250 grams spinach leaves
4-5 roughly chopped garlic cloves
1-2 roughly chopped green chillies
1 inch roughly chopped ginger piece
¼ cup roughly chopped French beans
¼ cup roughly chopped green pepper
½ cup peas
Salt to taste
1 teaspoon turmeric powder
¼ cup gram flour
1/3 cup mint leaves
1/3 cup roughly chopped coriander leaves
4 grated boiled potatoes
2 teaspoons mango powder
2 teaspoons cumin powder
1 teaspoon garam masala
1 teaspoon black salt
1 teaspoon chaat masala
10-12 slit unsalted cashew nuts
Oil for deep frying



Boil 2 cups water in a pan and add the spinach leaves.  Boil the spinach for 1-2 minutes. Turn off the heat and transfer the spinach leaves to ice cold water. Keep it aside for about 3-4 minutes (This process is blanching which keep the spinach leaves green).

Once the spinach has cooled down squeeze the excess water from the spinach.


Heat ghee/oil in a pan and add the garlic cloves, green chillies and ginger. Sauté on medium heat for 1-2 minutes and then add the beans, green pepper and peas. Sauté on medium heat for 5-6 minutes or until the vegetables are slightly soft.


Once the vegetables have softened, add the blanched drained spinach, salt and turmeric powder and cook on medium heat for 2-3 minutes. Turn the heat off and keep it aside to cool.


Heat a pan and dry roast the gram flour on low-medium heat for a couple of minutes until it turns golden and aromatic.


Once the sautéed vegetables have cooled down, grind them with mint and coriander leaves to a smooth paste.


Empty the paste in a bowl and add the grated potatoes, roasted gram flour, mango powder, cumin powder, garam masala, black salt and chaat masala.

Mix gently to bind all the ingredients together.


Next make 10-12 balls out of the mixture. Grease your hands with some oil and gently flatten each ball to a 1 cm thickness. Place slit cashew nuts in the center of the kebab.


Heat oil for deep frying. To check if the oil is hot enough for frying, add a small ball of kebab mix to the oil and if it bubbles up immediately then the oil is ready for frying.
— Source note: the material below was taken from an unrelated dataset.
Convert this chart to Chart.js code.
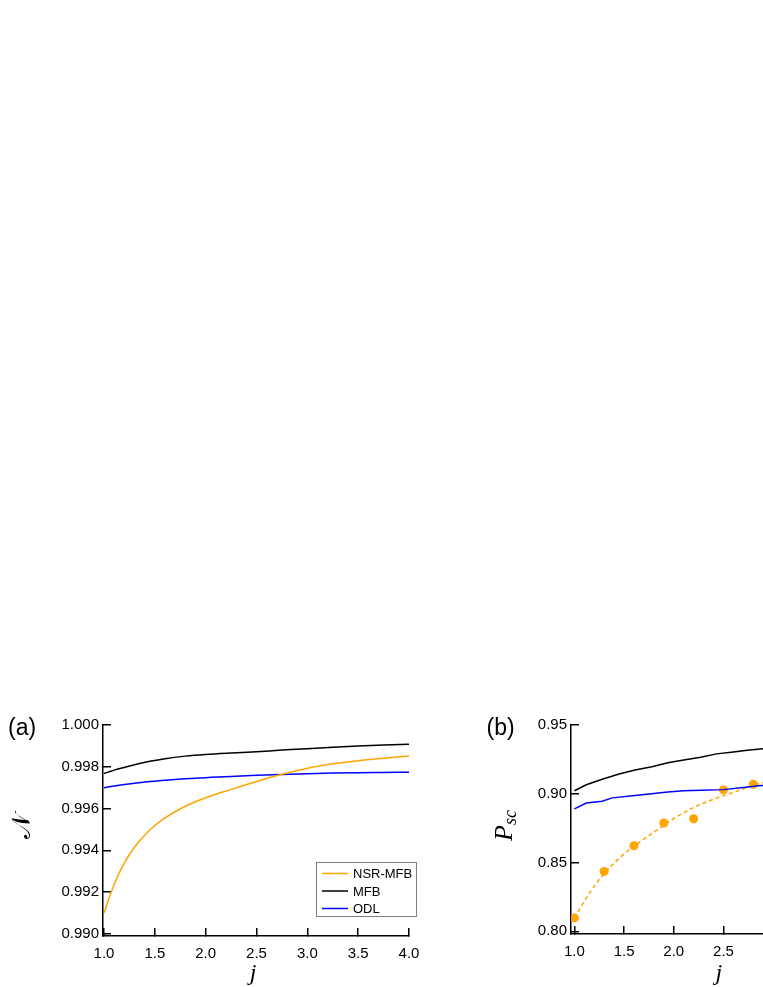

Slide them gently in the hot oil. Deep fry the kebab in hot oil over medium heat until golden brown. Drain on an absorbent paper or kitchen towel.

Serve hot with a chutney!

Tips & Variations

  1. Roasted gram flour added in the potato works not only as a binding agent but also provides a crispy coating. You can also use a combination of corn flour, plain flour, oats flour, breadcrumbs for binding.
  2. I always boil the potatoes and keep them in the fridge for few hours. If the potatoes are hot and the binding agent is added the mixture might become sticky. Boiled fridge cooled potatoes work better.
  3. If you want instead of deep frying, you can shallow fry the kebab. Heat 2 tablespoons oil in a frying pan till it is medium hot. Gently place the kebab and pan-fry them. The kebabs can also be baked at 350 F degrees for 25-30 minutes. Bake till golden brown from both sides, flipping the kebabs once mid-way.
  4. Always grate the potatoes with a masher to avoid lumps in it.
  5. If the vegetable mixture looks wet, you can add some more potatoes.
  6. Fry the kebab on medium heat. If the kebab is fried on high heat, kebab will be uncooked from inside and if they are fried on low heat, they will absorb lots of oil.